Digital preservation is the active management of digital objects to ensure they remain accessible, authentic, and readable over technological epochs. Unlike a simple backup, preservation addresses **format obsolescence** and **physical data decay**.

1. The PDF/A-3 Standard

PDF/A (ISO 19005) is the industry standard for long-term archiving. **PDF/A-3** (released in 2012) allows embedding *any* other file format within the PDF/A document.

1.1 Key Preservation Features

* **Self-Containment:** All fonts, color profiles, and metadata are embedded in the file.

* **Device Independence:** Visual appearance is guaranteed regardless of the rendering software or hardware.

* **No External References:** The file cannot rely on external content (e.g., links to external JS or images) that might disappear.

* **Hybrid Archiving (A-3):** You can store the "human-readable" PDF alongside the "machine-readable" source (e.g., an XML or Excel file) in a single archival unit.

2. Bit-Rot Prevention: The Checksum Mandate

"Bit-rot" is the spontaneous flipping of bits on storage media due to cosmic rays, electromagnetic interference, or hardware failure.

2.1 Cryptographic Checksums (Hashing)

Every preserved artifact must be accompanied by a cryptographic hash (e.g., SHA-256). This acts as a digital fingerprint.

| Algorithm | Strength | Purpose |

| :--- | :--- | :--- |

| **MD5** | Broken | Legacy use only; prone to collision attacks. |

| **SHA-256** | High | Current industry standard for integrity verification. |

| **BLAKE3** | Ultra-Fast | Parallelizable hashing for large-scale archival scrubbing. |

2.2 Proactive Scrubbing

A resilient system does not wait for a user to report a corrupt file. It implements **Data Scrubbing**:

1. **Read:** Periodically read all archived data.

2. **Verify:** Re-calculate the hash and compare it to the original "known good" hash.

3. **Repair:** If a mismatch is found, restore the file from an independent redundant copy (3-2-1 backup strategy).

3. Practitioner Insights

3.1 Avoid Proprietary Blobs

Never archive data in proprietary binary formats (e.g., old `.doc` or `.psd`).
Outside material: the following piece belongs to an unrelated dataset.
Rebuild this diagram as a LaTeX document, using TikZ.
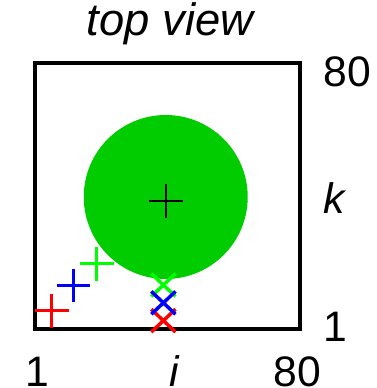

Always normalize to open, documented standards like PDF/A, TIFF, or plain text (UTF-8).

3.2 Metadata Embedded vs. External

While external databases are fast for searching, essential metadata (Author, Date, Provenance) should be embedded *inside* the preservation file (e.g., XMP metadata in PDF/A) to ensure the file remains self-describing if separated from the database.

3.3 The 3-2-1-1 Rule

* **3** copies of data.

* **2** different media types (e.g., SSD and LTO Tape).

* **1** copy offsite.

* **1** copy **air-gapped** (completely offline to protect against ransomware).